◆ **STATED EXERCISE**
Any pictures in the records below must be left out when you repeat the lines from the line containing "What TikZ code" through the line containing "(33,33) rectangle (1361,787);" exactly.

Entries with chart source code
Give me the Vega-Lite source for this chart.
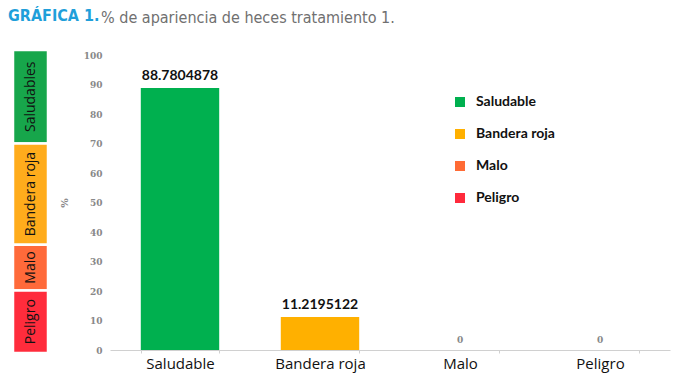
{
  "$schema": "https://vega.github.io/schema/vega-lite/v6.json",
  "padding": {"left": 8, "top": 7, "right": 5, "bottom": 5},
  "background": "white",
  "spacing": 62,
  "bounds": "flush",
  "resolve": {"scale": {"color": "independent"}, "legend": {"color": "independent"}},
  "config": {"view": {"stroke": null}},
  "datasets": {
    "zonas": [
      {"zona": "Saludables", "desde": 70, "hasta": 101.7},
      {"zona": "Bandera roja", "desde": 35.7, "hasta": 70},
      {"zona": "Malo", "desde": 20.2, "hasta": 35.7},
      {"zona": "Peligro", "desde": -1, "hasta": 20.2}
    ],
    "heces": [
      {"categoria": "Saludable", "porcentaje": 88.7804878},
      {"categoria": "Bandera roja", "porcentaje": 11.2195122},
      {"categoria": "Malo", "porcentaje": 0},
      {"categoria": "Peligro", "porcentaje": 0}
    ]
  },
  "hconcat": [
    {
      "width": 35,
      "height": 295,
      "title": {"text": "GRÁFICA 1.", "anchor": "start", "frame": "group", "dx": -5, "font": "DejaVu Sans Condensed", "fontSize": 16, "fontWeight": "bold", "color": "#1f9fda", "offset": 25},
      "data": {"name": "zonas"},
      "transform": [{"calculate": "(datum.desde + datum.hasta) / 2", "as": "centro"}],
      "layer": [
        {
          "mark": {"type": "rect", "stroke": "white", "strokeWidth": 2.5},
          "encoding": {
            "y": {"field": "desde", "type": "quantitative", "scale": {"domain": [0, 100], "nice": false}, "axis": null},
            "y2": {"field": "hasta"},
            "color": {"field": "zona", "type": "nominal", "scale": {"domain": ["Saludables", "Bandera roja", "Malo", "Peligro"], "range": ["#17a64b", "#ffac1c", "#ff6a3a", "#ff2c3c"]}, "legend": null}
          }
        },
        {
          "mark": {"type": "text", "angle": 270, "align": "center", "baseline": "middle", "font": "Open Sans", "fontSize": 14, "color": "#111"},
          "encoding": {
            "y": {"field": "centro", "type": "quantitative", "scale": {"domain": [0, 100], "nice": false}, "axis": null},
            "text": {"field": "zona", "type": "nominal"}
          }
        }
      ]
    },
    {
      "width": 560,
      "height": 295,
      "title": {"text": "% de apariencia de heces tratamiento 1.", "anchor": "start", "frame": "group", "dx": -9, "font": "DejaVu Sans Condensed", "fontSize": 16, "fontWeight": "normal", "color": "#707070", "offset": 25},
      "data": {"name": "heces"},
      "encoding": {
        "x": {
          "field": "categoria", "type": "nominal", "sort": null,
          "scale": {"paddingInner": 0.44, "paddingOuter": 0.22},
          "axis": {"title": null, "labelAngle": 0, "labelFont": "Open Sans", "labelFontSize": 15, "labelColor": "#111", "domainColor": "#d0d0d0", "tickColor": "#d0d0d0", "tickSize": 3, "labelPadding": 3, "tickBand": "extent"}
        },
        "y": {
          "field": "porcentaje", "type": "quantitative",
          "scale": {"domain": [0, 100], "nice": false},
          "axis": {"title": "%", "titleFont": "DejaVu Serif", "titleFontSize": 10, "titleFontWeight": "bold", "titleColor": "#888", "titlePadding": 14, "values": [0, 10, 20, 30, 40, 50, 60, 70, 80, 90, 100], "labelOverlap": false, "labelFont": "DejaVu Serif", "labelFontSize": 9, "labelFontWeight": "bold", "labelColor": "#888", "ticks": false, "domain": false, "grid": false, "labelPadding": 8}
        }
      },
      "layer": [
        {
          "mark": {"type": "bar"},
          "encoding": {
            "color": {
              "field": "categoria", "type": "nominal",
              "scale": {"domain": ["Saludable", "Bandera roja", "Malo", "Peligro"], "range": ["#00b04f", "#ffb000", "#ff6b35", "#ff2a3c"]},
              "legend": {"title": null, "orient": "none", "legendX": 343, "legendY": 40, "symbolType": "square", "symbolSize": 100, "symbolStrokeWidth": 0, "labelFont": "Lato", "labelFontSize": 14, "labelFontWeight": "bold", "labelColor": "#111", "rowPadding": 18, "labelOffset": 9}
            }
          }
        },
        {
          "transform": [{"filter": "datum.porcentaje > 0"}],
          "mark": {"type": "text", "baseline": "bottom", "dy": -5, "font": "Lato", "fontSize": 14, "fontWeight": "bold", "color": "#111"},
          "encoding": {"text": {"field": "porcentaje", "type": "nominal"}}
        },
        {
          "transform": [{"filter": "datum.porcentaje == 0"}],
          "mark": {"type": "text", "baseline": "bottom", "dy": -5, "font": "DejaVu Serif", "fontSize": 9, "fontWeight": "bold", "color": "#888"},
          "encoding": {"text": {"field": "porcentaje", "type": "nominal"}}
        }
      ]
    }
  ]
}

--

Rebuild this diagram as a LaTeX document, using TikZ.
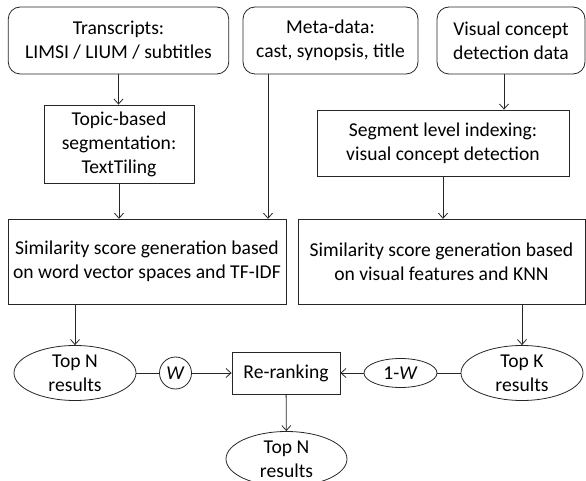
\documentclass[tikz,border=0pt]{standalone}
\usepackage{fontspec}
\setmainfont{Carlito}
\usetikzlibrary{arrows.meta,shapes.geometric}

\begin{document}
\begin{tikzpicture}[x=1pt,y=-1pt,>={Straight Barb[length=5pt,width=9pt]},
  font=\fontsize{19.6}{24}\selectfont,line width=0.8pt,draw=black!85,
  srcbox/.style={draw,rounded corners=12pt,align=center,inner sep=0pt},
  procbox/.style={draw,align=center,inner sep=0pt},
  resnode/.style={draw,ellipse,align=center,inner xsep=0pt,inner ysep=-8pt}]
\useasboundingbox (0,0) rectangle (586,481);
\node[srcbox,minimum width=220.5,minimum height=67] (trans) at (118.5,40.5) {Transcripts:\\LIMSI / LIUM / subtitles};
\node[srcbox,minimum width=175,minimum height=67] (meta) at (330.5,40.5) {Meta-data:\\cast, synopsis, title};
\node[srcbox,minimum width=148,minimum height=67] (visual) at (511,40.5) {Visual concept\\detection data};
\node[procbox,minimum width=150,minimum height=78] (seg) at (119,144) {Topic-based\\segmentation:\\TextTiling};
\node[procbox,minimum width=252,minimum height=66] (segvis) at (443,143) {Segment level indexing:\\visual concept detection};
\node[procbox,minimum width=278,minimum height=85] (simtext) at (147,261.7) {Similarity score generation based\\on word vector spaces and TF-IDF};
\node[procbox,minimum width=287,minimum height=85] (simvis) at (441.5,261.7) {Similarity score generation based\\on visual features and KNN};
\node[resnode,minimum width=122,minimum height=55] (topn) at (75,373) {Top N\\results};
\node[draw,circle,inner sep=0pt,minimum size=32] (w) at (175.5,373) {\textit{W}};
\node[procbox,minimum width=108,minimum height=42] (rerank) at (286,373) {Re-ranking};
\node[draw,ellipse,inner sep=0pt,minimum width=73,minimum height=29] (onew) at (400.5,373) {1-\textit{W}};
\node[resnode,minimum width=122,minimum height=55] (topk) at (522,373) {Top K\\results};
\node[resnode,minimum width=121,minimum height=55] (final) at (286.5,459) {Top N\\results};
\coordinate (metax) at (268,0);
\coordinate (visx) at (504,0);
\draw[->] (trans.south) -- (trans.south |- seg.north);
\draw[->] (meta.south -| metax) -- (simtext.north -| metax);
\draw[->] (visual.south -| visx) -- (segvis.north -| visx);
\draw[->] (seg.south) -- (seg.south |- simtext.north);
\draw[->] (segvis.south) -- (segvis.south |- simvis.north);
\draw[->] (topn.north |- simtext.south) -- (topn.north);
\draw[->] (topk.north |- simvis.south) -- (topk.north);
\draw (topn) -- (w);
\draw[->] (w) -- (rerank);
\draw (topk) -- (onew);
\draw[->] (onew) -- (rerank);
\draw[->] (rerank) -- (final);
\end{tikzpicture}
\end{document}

==

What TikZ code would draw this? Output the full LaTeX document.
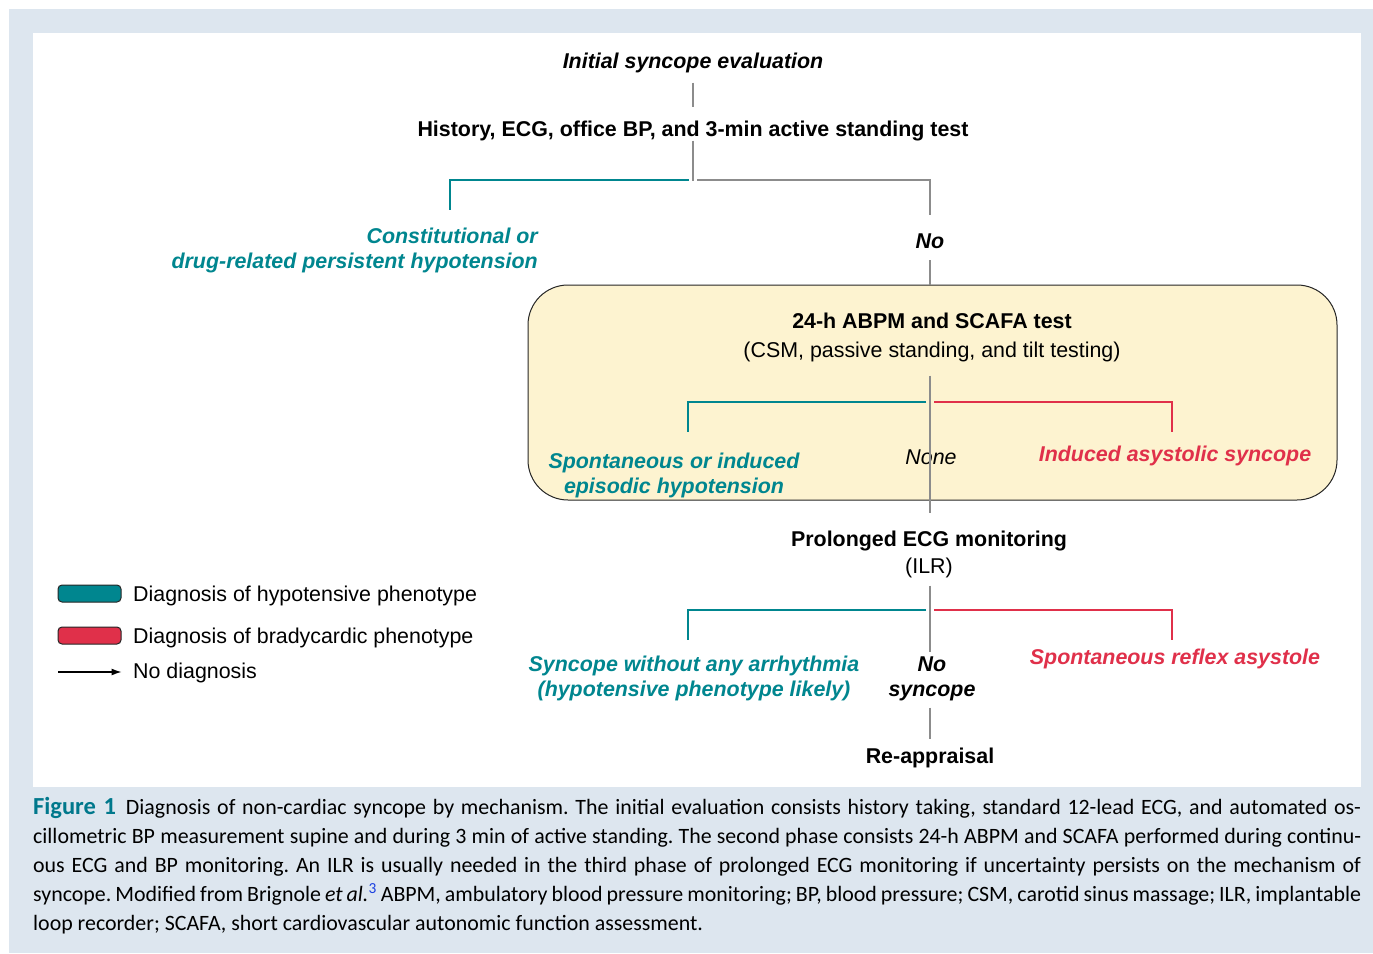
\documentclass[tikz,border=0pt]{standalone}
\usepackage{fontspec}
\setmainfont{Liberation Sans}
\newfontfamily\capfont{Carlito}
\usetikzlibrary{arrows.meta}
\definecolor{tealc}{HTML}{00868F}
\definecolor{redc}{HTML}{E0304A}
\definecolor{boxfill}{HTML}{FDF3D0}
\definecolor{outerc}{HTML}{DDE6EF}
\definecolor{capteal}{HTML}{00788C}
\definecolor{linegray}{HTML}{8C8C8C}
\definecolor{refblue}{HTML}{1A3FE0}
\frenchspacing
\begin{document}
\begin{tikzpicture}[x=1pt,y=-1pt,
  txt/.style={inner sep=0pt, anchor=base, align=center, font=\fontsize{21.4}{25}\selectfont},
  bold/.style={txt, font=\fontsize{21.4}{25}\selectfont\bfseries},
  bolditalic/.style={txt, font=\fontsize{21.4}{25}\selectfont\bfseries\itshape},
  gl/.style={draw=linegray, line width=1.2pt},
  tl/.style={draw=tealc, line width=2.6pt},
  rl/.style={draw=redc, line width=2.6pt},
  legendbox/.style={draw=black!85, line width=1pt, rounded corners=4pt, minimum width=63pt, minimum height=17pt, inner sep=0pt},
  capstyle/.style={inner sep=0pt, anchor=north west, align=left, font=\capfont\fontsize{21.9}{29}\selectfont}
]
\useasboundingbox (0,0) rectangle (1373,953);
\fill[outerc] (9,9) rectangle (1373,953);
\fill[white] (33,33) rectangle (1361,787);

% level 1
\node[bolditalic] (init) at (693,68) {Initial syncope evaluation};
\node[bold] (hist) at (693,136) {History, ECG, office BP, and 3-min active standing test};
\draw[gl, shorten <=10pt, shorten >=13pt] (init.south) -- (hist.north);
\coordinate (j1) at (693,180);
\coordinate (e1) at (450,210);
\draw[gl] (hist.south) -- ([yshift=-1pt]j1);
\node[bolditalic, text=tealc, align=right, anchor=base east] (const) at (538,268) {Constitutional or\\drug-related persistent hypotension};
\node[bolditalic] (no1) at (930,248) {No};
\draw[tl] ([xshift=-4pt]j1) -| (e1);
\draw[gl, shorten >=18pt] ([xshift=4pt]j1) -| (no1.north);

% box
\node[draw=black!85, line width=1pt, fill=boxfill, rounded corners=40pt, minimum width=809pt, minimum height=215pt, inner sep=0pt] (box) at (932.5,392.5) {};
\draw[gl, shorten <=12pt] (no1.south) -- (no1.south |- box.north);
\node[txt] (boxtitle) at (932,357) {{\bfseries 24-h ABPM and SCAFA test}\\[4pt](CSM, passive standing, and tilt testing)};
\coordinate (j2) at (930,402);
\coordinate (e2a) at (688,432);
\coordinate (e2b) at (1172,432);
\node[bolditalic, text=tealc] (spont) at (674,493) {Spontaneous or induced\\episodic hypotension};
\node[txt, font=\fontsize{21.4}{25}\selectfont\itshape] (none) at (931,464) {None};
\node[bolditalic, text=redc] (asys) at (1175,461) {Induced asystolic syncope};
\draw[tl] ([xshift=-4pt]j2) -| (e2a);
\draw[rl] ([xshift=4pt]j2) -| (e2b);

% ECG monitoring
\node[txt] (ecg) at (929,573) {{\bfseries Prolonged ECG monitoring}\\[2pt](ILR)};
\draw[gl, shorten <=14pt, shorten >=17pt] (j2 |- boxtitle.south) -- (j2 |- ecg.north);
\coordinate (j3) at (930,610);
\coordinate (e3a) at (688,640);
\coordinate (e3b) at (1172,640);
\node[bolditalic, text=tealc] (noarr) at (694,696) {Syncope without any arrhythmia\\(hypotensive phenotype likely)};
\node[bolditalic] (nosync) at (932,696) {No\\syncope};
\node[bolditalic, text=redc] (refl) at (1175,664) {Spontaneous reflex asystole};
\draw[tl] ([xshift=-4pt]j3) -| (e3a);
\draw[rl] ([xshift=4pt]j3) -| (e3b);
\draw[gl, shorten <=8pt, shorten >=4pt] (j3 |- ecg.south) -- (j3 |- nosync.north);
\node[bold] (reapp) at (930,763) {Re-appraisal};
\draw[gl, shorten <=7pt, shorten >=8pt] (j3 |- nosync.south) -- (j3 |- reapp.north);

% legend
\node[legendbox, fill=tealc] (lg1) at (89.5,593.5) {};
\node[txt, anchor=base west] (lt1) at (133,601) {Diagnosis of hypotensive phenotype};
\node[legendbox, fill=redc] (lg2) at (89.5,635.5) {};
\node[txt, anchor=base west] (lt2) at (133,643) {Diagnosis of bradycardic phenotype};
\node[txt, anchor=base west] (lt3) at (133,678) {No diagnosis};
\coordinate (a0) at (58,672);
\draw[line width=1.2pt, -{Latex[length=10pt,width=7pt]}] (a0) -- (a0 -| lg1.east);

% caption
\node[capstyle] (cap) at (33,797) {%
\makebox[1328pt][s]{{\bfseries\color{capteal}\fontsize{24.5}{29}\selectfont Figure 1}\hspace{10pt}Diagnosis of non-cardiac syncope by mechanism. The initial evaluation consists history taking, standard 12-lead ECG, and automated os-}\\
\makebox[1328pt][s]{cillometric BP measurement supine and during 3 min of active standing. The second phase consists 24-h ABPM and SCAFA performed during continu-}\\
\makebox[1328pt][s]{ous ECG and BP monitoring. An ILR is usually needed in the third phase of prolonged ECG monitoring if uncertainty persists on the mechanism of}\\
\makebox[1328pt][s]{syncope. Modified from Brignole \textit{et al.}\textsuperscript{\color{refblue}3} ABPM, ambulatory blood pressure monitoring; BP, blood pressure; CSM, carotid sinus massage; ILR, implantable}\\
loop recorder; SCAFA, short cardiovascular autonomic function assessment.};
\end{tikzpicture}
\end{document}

◆ **THE SOLUTION**
What TikZ code would draw this? Output the full LaTeX document.
\documentclass[tikz,border=0pt]{standalone}
\usepackage{fontspec}
\setmainfont{Liberation Sans}
\newfontfamily\capfont{Carlito}
\usetikzlibrary{arrows.meta}
\definecolor{tealc}{HTML}{00868F}
\definecolor{redc}{HTML}{E0304A}
\definecolor{boxfill}{HTML}{FDF3D0}
\definecolor{outerc}{HTML}{DDE6EF}
\definecolor{capteal}{HTML}{00788C}
\definecolor{linegray}{HTML}{8C8C8C}
\definecolor{refblue}{HTML}{1A3FE0}
\frenchspacing
\begin{document}
\begin{tikzpicture}[x=1pt,y=-1pt,
  txt/.style={inner sep=0pt, anchor=base, align=center, font=\fontsize{21.4}{25}\selectfont},
  bold/.style={txt, font=\fontsize{21.4}{25}\selectfont\bfseries},
  bolditalic/.style={txt, font=\fontsize{21.4}{25}\selectfont\bfseries\itshape},
  gl/.style={draw=linegray, line width=1.2pt},
  tl/.style={draw=tealc, line width=2.6pt},
  rl/.style={draw=redc, line width=2.6pt},
  legendbox/.style={draw=black!85, line width=1pt, rounded corners=4pt, minimum width=63pt, minimum height=17pt, inner sep=0pt},
  capstyle/.style={inner sep=0pt, anchor=north west, align=left, font=\capfont\fontsize{21.9}{29}\selectfont}
]
\useasboundingbox (0,0) rectangle (1373,953);
\fill[outerc] (9,9) rectangle (1373,953);
\fill[white] (33,33) rectangle (1361,787);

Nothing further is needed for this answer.